## Task
Pictures are not part of the copy. Retype the lines from the first one through the line that contains "m, yr = 0, yr + 1".
╔══
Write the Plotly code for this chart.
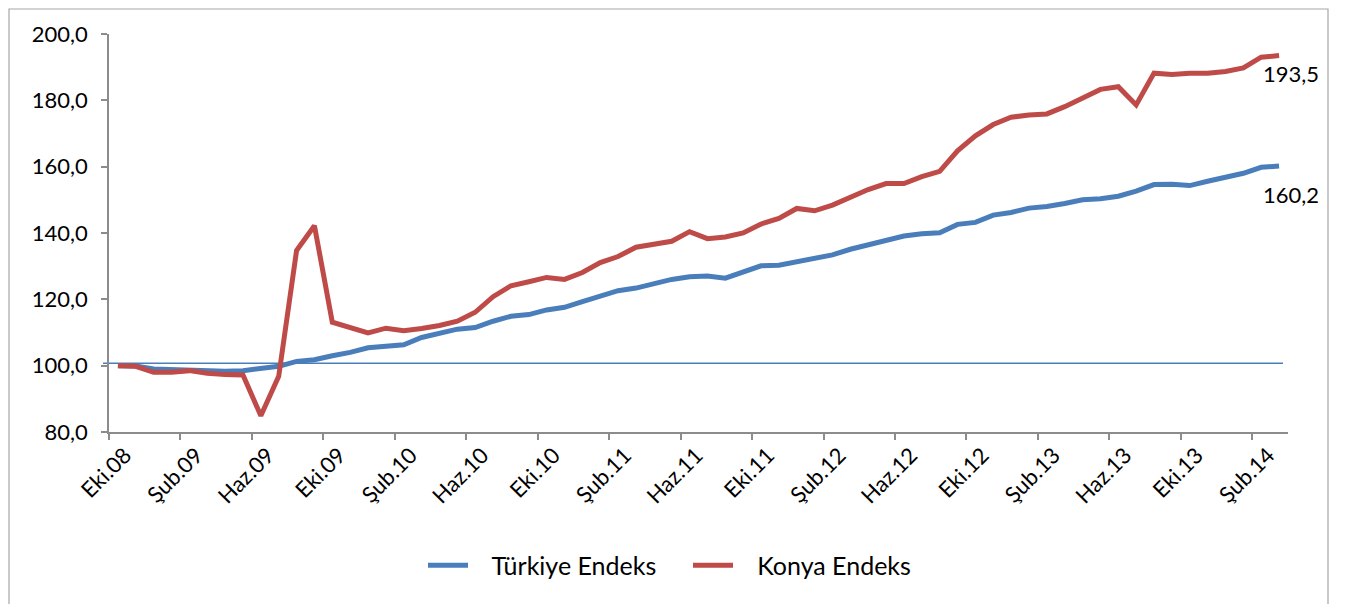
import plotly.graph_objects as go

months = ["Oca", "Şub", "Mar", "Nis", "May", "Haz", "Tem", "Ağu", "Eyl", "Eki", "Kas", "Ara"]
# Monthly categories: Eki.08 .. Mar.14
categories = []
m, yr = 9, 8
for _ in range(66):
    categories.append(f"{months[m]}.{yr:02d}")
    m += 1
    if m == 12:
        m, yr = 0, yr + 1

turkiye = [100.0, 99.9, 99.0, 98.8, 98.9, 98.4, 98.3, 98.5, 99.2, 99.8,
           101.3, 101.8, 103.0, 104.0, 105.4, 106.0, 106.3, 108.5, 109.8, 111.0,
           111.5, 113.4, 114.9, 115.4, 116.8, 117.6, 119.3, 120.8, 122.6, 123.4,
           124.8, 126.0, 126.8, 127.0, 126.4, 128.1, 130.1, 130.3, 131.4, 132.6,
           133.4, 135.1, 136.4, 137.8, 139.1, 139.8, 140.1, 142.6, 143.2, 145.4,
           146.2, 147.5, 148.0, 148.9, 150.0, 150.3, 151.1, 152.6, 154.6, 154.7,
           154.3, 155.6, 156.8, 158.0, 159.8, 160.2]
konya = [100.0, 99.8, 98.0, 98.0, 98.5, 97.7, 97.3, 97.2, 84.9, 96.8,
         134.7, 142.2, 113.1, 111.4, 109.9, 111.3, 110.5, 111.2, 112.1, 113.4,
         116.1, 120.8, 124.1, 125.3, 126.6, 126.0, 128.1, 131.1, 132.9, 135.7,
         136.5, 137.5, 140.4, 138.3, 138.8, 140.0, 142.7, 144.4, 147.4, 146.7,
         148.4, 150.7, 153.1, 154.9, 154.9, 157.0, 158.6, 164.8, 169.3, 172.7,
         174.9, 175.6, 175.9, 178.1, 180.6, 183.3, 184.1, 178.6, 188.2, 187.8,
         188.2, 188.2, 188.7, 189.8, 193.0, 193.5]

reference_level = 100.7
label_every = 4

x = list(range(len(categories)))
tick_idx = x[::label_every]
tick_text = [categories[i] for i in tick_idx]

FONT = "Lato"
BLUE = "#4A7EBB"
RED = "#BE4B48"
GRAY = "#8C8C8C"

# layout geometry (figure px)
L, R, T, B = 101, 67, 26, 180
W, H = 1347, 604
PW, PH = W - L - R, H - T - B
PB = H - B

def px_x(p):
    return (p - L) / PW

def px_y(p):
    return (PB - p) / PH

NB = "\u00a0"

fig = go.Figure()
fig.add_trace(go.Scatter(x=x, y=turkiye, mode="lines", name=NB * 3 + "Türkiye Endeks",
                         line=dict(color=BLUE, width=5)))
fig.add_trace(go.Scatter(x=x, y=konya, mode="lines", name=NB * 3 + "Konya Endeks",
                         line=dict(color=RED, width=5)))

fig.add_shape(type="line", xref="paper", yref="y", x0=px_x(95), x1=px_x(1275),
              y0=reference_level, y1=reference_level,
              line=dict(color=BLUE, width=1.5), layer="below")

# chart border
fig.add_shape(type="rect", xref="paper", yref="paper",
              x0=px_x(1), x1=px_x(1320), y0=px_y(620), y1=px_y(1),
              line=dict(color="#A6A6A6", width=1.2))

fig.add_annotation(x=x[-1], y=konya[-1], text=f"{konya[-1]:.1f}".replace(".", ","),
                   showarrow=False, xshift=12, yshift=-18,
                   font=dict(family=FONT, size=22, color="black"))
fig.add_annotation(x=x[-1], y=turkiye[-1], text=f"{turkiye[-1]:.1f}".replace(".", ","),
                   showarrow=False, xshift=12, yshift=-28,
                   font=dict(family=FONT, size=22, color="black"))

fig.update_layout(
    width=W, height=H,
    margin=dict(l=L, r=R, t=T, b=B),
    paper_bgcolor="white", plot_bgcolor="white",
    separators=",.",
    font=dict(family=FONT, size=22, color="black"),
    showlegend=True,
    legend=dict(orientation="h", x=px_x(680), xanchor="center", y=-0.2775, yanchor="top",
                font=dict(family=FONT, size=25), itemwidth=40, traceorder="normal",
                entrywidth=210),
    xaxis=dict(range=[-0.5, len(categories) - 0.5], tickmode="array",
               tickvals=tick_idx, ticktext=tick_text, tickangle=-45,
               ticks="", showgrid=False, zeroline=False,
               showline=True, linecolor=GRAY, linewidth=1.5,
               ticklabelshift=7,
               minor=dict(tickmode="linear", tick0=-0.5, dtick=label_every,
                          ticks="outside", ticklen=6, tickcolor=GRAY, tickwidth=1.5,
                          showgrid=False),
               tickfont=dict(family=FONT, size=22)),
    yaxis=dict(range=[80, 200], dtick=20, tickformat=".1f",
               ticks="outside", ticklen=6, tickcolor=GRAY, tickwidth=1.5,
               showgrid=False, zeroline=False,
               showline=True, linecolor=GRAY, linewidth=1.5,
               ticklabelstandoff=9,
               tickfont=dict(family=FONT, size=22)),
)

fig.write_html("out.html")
╚══
## Solution
Write the Plotly code for this chart.
import plotly.graph_objects as go

months = ["Oca", "Şub", "Mar", "Nis", "May", "Haz", "Tem", "Ağu", "Eyl", "Eki", "Kas", "Ara"]
# Monthly categories: Eki.08 .. Mar.14
categories = []
m, yr = 9, 8
for _ in range(66):
    categories.append(f"{months[m]}.{yr:02d}")
    m += 1
    if m == 12:
        m, yr = 0, yr + 1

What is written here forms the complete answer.